Saturday, July 4, 2015

Save the Save

Danville, Kentucky – Sometimes, life gets in the way of your carefully made plans. I've wanted to write a post giving a full-throated defense of Saves for a while, but with the nerds ruining the game in so many ways, sometimes its hard to find the time. I’ve written before about how traditional metrics like Wins and Losses have unjustifiably come under fire. I’m writing here to defend another way of ranking pitchers that nerds are hoping goes the way of Joe Nathan’s arm or Joba Chamberlain’s job. I’m talking about the save – which is how we separate ice-blooded executioners like Mariano Rivera, Aroldis Chapman, Greg Holland, and Fernando Rodney from your garden-variety relief-pitcher. Nerds hate the save for the same reason they hate the W – because they can’t stand the individualist element of baseball. They think all outs are created equal, and that any old pitcher can pitch in any old inning. A good pitcher will pitch well in any inning, they insist, making relief pitchers as interchangeable as French fries or onion rings at your favorite chain restaurant. FIP and WHIP are what matters, they’ll whine, as they look up from their spreadsheet at you with the same blank stare they gave the cool kids as they were picked last for dodgeball in middle school.

But pitchers are more than just a few digits on their fangraphs page. They’re mortal men, with human shortcomings. They get frightened. They get overexcited. They need stability. At the GM plant we had positions, and we had roles. We signed contracts with the understanding that we would work from 9 AM to 5 PM, and then complain about our ex-wives at the nearest Golden Corral until we got kicked out or they ran out of breaded catfish at their magisterial buffet. Men need certainty. They need to know what their job is.

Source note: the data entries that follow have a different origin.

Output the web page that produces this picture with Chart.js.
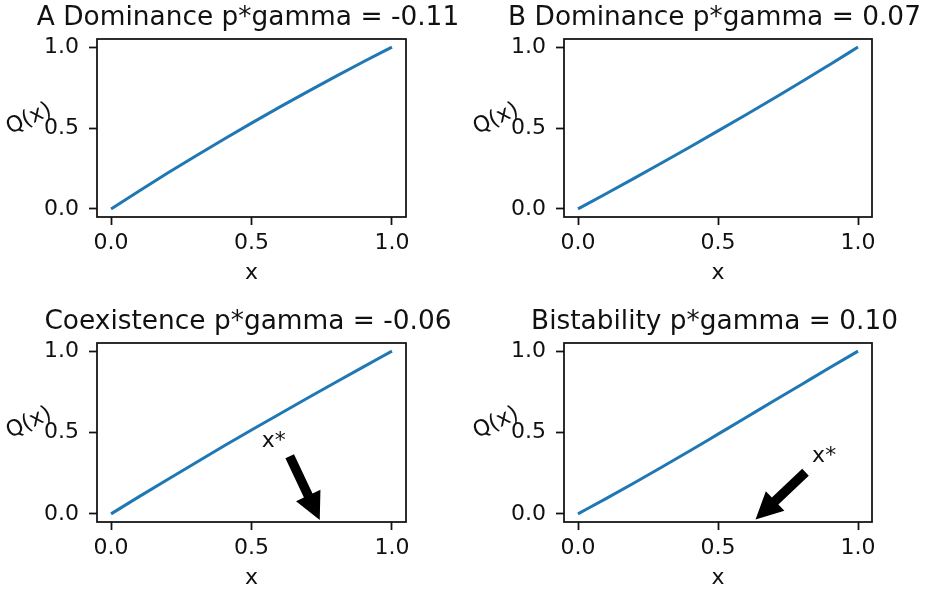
<!DOCTYPE html>
<html><head><meta charset="utf-8">
<script src="https://cdn.jsdelivr.net/npm/chart.js@4/dist/chart.umd.min.js"></script>
<style>
html,body{margin:0;padding:0;background:#fff;width:927px;height:593px;overflow:hidden;position:relative}
canvas{position:absolute}
</style></head><body>
<canvas id="cA" width="494" height="296" style="left:0px;top:0px"></canvas>
<canvas id="cB" width="493" height="296" style="left:467px;top:0px"></canvas>
<canvas id="cC" width="494" height="297" style="left:0px;top:296px"></canvas>
<canvas id="cD" width="493" height="297" style="left:467px;top:296px"></canvas>
<script>
// ---- data ----
const X_VALUES = [0, 0.1, 0.2, 0.3, 0.4, 0.5, 0.6, 0.7, 0.8, 0.9, 1.0];
const Q_A = [0, 0.111, 0.220, 0.326, 0.429, 0.530, 0.629, 0.725, 0.819, 0.911, 1.0];
const Q_B = [0, 0.094, 0.189, 0.285, 0.383, 0.482, 0.582, 0.684, 0.787, 0.893, 1.0];
const Q_C = [0, 0.106, 0.210, 0.313, 0.415, 0.515, 0.614, 0.712, 0.809, 0.905, 1.0];
const Q_D = [0, 0.094, 0.190, 0.288, 0.388, 0.490, 0.592, 0.695, 0.797, 0.899, 1.0];
const TICKS = [0, 0.5, 1.0];
const TITLES = ['A Dominance p*gamma = -0.11', 'B Dominance p*gamma = 0.07',
                'Coexistence p*gamma = -0.06', 'Bistability p*gamma = 0.10'];
const X_LABEL = 'x';
const Y_LABEL = 'Q(x)';
const XSTAR_LABEL = 'x*';
// annotation (data coordinates): text position, arrow tail, arrow tip
const C_XSTAR_TEXT = [0.579, 0.445];
const C_ARROW_TAIL = [0.636, 0.354];
const C_ARROW_TIP  = [0.743, -0.037];
const D_XSTAR_TEXT = [0.879, 0.355];
const D_ARROW_TAIL = [0.8125, 0.256];
const D_ARROW_TIP  = [0.634, -0.035];

const FONT = '"DejaVu Sans", sans-serif';
const INK = '#111';

function drawArrow(ctx, x0, y0, x1, y1, w, hw, hl) {
  const dx = x1 - x0, dy = y1 - y0, L = Math.hypot(dx, dy);
  const ux = dx / L, uy = dy / L, px = -uy, py = ux;
  const bx = x1 - ux * hl, by = y1 - uy * hl;
  ctx.beginPath();
  ctx.moveTo(x0 + px * w / 2, y0 + py * w / 2);
  ctx.lineTo(bx + px * w / 2, by + py * w / 2);
  ctx.lineTo(bx + px * hw / 2, by + py * hw / 2);
  ctx.lineTo(x1, y1);
  ctx.lineTo(bx - px * hw / 2, by - py * hw / 2);
  ctx.lineTo(bx - px * w / 2, by - py * w / 2);
  ctx.lineTo(x0 - px * w / 2, y0 - py * w / 2);
  ctx.closePath();
  ctx.fill();
}

const decor = {
  id: 'decor',
  afterDatasetsDraw(chart, args, opts) {
    const {ctx, chartArea: a} = chart;
    const sx = chart.scales.x, sy = chart.scales.y;
    ctx.save();
    ctx.lineWidth = 1.76; ctx.strokeStyle = INK;
    ctx.strokeRect(a.left, a.top, a.right - a.left, a.bottom - a.top);
    ctx.fillStyle = INK;
    // panel title
    ctx.font = '26.4px ' + FONT;
    ctx.textAlign = 'center'; ctx.textBaseline = 'alphabetic';
    ctx.fillText(opts.title, (a.left + a.right) / 2 - 3.5, a.top - 14.5);
    // rotated y label
    ctx.font = '22px ' + FONT;
    ctx.textBaseline = 'middle';
    ctx.save();
    ctx.translate(a.left - 68, a.top + 80);
    ctx.rotate(-25 * Math.PI / 180);
    ctx.fillText(Y_LABEL, 0, 0);
    ctx.restore();
    if (opts.arrow) {
      const t = opts.arrow.text, p0 = opts.arrow.tail, p1 = opts.arrow.tip;
      ctx.fillStyle = INK;
      ctx.fillText(XSTAR_LABEL, sx.getPixelForValue(t[0]), sy.getPixelForValue(t[1]));
      ctx.fillStyle = '#000';
      drawArrow(ctx, sx.getPixelForValue(p0[0]), sy.getPixelForValue(p0[1]),
                sx.getPixelForValue(p1[0]), sy.getPixelForValue(p1[1]), 9.5, 27, 27);
    }
    ctx.restore();
  }
};

function makeChart(id, values, title, pad, arrow) {
  const axisCommon = {
    type: 'linear', min: -0.05, max: 1.05,
    afterBuildTicks: s => { s.ticks = TICKS.map(v => ({value: v})); },
    grid: {display: true, drawOnChartArea: false, drawTicks: true, tickLength: 8, tickWidth: 1.76, tickColor: INK},
    border: {display: false}
  };
  return new Chart(document.getElementById(id), {
    type: 'line',
    data: {datasets: [{
      data: X_VALUES.map((v, i) => ({x: v, y: values[i]})),
      borderColor: '#1f77b4', borderWidth: 3, pointRadius: 0, fill: false,
      cubicInterpolationMode: 'monotone'
    }]},
    options: {
      responsive: false, animation: false, events: [],
      layout: {padding: pad},
      plugins: {
        legend: {display: false}, tooltip: {enabled: false}, title: {display: false},
        decor: {arrow: arrow, title: title}
      },
      scales: {
        x: Object.assign({}, axisCommon, {
          position: 'bottom',
          afterFit: s => { s.height = 69; },
          ticks: {color: INK, font: {family: FONT, size: 22}, padding: 5, maxRotation: 0, autoSkip: false,
                  callback: v => Number(v).toFixed(1)},
          title: {display: true, text: X_LABEL, color: INK, font: {family: FONT, size: 22}, padding: 0}
        }),
        y: Object.assign({}, axisCommon, {
          position: 'left',
          afterFit: s => { s.width = 97; },
          ticks: {color: INK, font: {family: FONT, size: 22}, padding: 10, autoSkip: false,
                  callback: v => Number(v).toFixed(1)}
        })
      }
    },
    plugins: [decor]
  });
}

makeChart('cA', Q_A, TITLES[0], {left: 0, right: 88, top: 39, bottom: 10}, null);
makeChart('cB', Q_B, TITLES[1], {left: 0, right: 88, top: 39, bottom: 10}, null);
makeChart('cC', Q_C, TITLES[2], {left: 0, right: 88, top: 47, bottom: 2},
          {text: C_XSTAR_TEXT, tail: C_ARROW_TAIL, tip: C_ARROW_TIP});
makeChart('cD', Q_D, TITLES[3], {left: 0, right: 88, top: 47, bottom: 2},
          {text: D_XSTAR_TEXT, tail: D_ARROW_TAIL, tip: D_ARROW_TIP});
</script>
</body></html>
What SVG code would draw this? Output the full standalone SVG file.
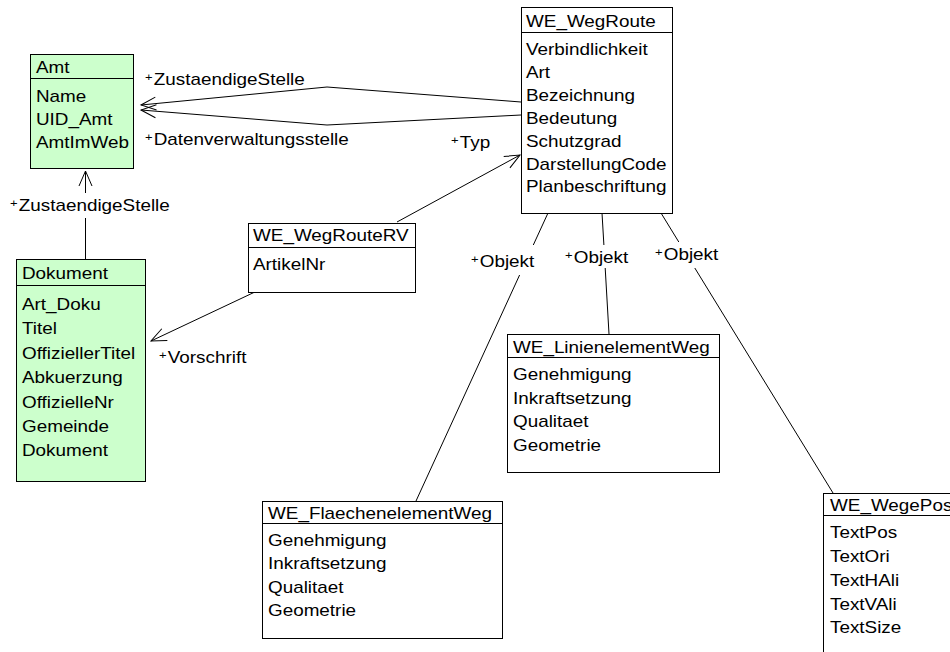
<svg xmlns="http://www.w3.org/2000/svg" width="950" height="652" viewBox="0 0 950 652">
<defs>
<style>
.box{fill:#ffffff;stroke:#000;stroke-width:1}
.grn{fill:#ccffcc}
.sep{stroke:#000;stroke-width:1}
text{font-family:"Liberation Sans",Arial,sans-serif;font-size:16px;fill:#000}
.p{font-size:11px}
.c{fill:none;stroke:#000;stroke-width:1}
.a{marker-end:url(#arr)}
</style>
<marker id="arr" markerUnits="userSpaceOnUse" orient="auto" refX="0" refY="0" markerWidth="40" markerHeight="40" viewBox="-20 -20 40 40" overflow="visible">
<path d="M-15,-6.5 L0,0 L-15,6.5" fill="none" stroke="#000" stroke-width="1"/>
</marker>
</defs>
<rect width="950" height="652" fill="#ffffff"/>

<g id="connectors">
<path class="c a" d="M521,102 L327,87 L141,105"/>
<path class="c a" d="M521,115 L327,125 L141,110"/>
<path class="c a" d="M397,222 L520,155"/>
<path class="c a" d="M257,291 L151,341"/>
<path class="c a" d="M85.5,259 V218 M85.5,193 V171"/>
<path class="c" d="M548,213 L533.3,245 M519.6,275 L416,501"/>
<path class="c" d="M602,213 L603.9,245 M605.2,268 L609,334"/>
<path class="c" d="M661,213 L678.8,242 M694.8,268 L833,493"/>
<text transform="translate(145 85) scale(1.18 1)"><tspan class="p" dy="-4">+</tspan><tspan dx="1" dy="4">ZustaendigeStelle</tspan></text>
<text transform="translate(145 145) scale(1.18 1)"><tspan class="p" dy="-4">+</tspan><tspan dx="1" dy="4">Datenverwaltungsstelle</tspan></text>
<text transform="translate(451 148) scale(1.18 1)"><tspan class="p" dy="-4">+</tspan><tspan dx="1" dy="4">Typ</tspan></text>
<text transform="translate(10 211) scale(1.18 1)"><tspan class="p" dy="-4">+</tspan><tspan dx="1" dy="4">ZustaendigeStelle</tspan></text>
<text transform="translate(159 363) scale(1.18 1)"><tspan class="p" dy="-4">+</tspan><tspan dx="1" dy="4">Vorschrift</tspan></text>
<text transform="translate(471 267) scale(1.18 1)"><tspan class="p" dy="-4">+</tspan><tspan dx="1" dy="4">Objekt</tspan></text>
<text transform="translate(565 263) scale(1.18 1)"><tspan class="p" dy="-4">+</tspan><tspan dx="1" dy="4">Objekt</tspan></text>
<text transform="translate(655 260) scale(1.18 1)"><tspan class="p" dy="-4">+</tspan><tspan dx="1" dy="4">Objekt</tspan></text>
</g>

<g id="Amt">
<rect class="box grn" x="30.5" y="54.5" width="103" height="114"/>
<line class="sep" x1="30.5" y1="78.5" x2="133.5" y2="78.5"/>
<text transform="translate(36 73) scale(1.18 1)">Amt</text>
<text transform="translate(36 102) scale(1.18 1)">Name</text>
<text transform="translate(36 125) scale(1.18 1)">UID_Amt</text>
<text transform="translate(36 148) scale(1.18 1)">AmtImWeb</text>
</g>

<g id="Dokument">
<rect class="box grn" x="16.5" y="259.5" width="129" height="222"/>
<line class="sep" x1="16.5" y1="285.5" x2="145.5" y2="285.5"/>
<text transform="translate(22 279) scale(1.18 1)">Dokument</text>
<text transform="translate(22 310) scale(1.18 1)">Art_Doku</text>
<text transform="translate(22 334.4) scale(1.18 1)">Titel</text>
<text transform="translate(22 358.8) scale(1.18 1)">OffiziellerTitel</text>
<text transform="translate(22 383.2) scale(1.18 1)">Abkuerzung</text>
<text transform="translate(22 407.6) scale(1.18 1)">OffizielleNr</text>
<text transform="translate(22 432) scale(1.18 1)">Gemeinde</text>
<text transform="translate(22 456.4) scale(1.18 1)">Dokument</text>
</g>

<g id="WE_WegRoute">
<rect class="box" x="521.5" y="7.5" width="151" height="206"/>
<line class="sep" x1="521.5" y1="32.5" x2="672.5" y2="32.5"/>
<text transform="translate(526 27) scale(1.18 1)">WE_WegRoute</text>
<text transform="translate(526 55) scale(1.18 1)">Verbindlichkeit</text>
<text transform="translate(526 78) scale(1.18 1)">Art</text>
<text transform="translate(526 101) scale(1.18 1)">Bezeichnung</text>
<text transform="translate(526 124) scale(1.18 1)">Bedeutung</text>
<text transform="translate(526 147) scale(1.18 1)">Schutzgrad</text>
<text transform="translate(526 170) scale(1.18 1)">DarstellungCode</text>
<text transform="translate(526 192) scale(1.18 1)">Planbeschriftung</text>
</g>

<g id="WE_WegRouteRV">
<rect class="box" x="248.5" y="223.5" width="167" height="69"/>
<line class="sep" x1="248.5" y1="247.5" x2="415.5" y2="247.5"/>
<text transform="translate(253 241) scale(1.18 1)">WE_WegRouteRV</text>
<text transform="translate(253 270) scale(1.18 1)">ArtikelNr</text>
</g>

<g id="WE_LinienelementWeg">
<rect class="box" x="507.5" y="334.5" width="212" height="138"/>
<line class="sep" x1="507.5" y1="357.5" x2="719.5" y2="357.5"/>
<text transform="translate(513 353) scale(1.18 1)">WE_LinienelementWeg</text>
<text transform="translate(513 380) scale(1.18 1)">Genehmigung</text>
<text transform="translate(513 404) scale(1.18 1)">Inkraftsetzung</text>
<text transform="translate(513 427) scale(1.18 1)">Qualitaet</text>
<text transform="translate(513 451) scale(1.18 1)">Geometrie</text>
</g>

<g id="WE_FlaechenelementWeg">
<rect class="box" x="262.5" y="501.5" width="240" height="137"/>
<line class="sep" x1="262.5" y1="523.5" x2="502.5" y2="523.5"/>
<text transform="translate(268 519) scale(1.18 1)">WE_FlaechenelementWeg</text>
<text transform="translate(268 546) scale(1.18 1)">Genehmigung</text>
<text transform="translate(268 569) scale(1.18 1)">Inkraftsetzung</text>
<text transform="translate(268 593) scale(1.18 1)">Qualitaet</text>
<text transform="translate(268 616) scale(1.18 1)">Geometrie</text>
</g>

<g id="WE_WegePos">
<rect class="box" x="823.5" y="493.5" width="200" height="200"/>
<line class="sep" x1="823.5" y1="515.5" x2="1023.5" y2="515.5"/>
<text transform="translate(830 511) scale(1.18 1)">WE_WegePos</text>
<text transform="translate(830 538) scale(1.18 1)">TextPos</text>
<text transform="translate(830 562) scale(1.18 1)">TextOri</text>
<text transform="translate(830 586) scale(1.18 1)">TextHAli</text>
<text transform="translate(830 610) scale(1.18 1)">TextVAli</text>
<text transform="translate(830 633) scale(1.18 1)">TextSize</text>
</g>
</svg>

I have no idea how me and the other boys at the GM plant would’ve been able to eat as much catfish if you mixed up our routine on a day-to-day basis. Can you imagine how chaotic and confusing the GM plant would be if on certain days the plant manager told us to go to Golden Corral first, then work on the assembly line, then complain about our lives and then eat catfish? Not many cars would get built, which is all that America needs now that Obama has taken up the job-killing legacy of NAFTA by pushing for a new round of union-busting, China-coddling, outsourcing round of free trade agreements. What is my point here? My point is that men need to know what their job is and when they are supposed to do it. This is a concept that escapes your average fangraphs writer, who write articles utilizing advanced analytics about a children’s game precisely because they’ve never held a job. 
The Best Lunch an Assembly-Line Man Can Buy
The save is great because it encourages managers to use their toughest guys in the toughest situations. It exists for a simple reason. Because not all outs are created equal. Getting outs in the 1st through 8th inning is not the same as getting outs in the 9th inning. Being a closer requires a special presence of mind, and a special mentality. Managers have long recognized this. It’s why the 8th inning belongs to Wade Davis while the 9th inning belongs to Greg Holland, despite Wade’s superior peripherals. Davis has admirably filled in for Holland at times, just as the GM plant was full of blue-collar guys who were willing to pick each-other up in their time of need. But if Ned Yost were to sub Davis into the 9th inning role for the long term, he might not like what he sees. Baseball history is replete with examples of otherwise competent pitchers wilting under the pressure of taking the mound in the most important inning. Baseball history is also replete with examples of great closers pitching like John Danks when used outside of the 9th inning or a non-save situation. Saves are a great stat precisely because they recognize this distinction between those with the chops to pitch when the game is on the line, and those who rack up empty FIP points and K’s pitching in garbage time. Any man with nerves steely enough to rack up 20 saves is obviously cut from a different cloth. As baseball's future may be taken over by instant replay robots replacing the umpire and MLB communists who discount the democratically elected all-stars, the closer's role seems certain to remain. The only question is will we save it.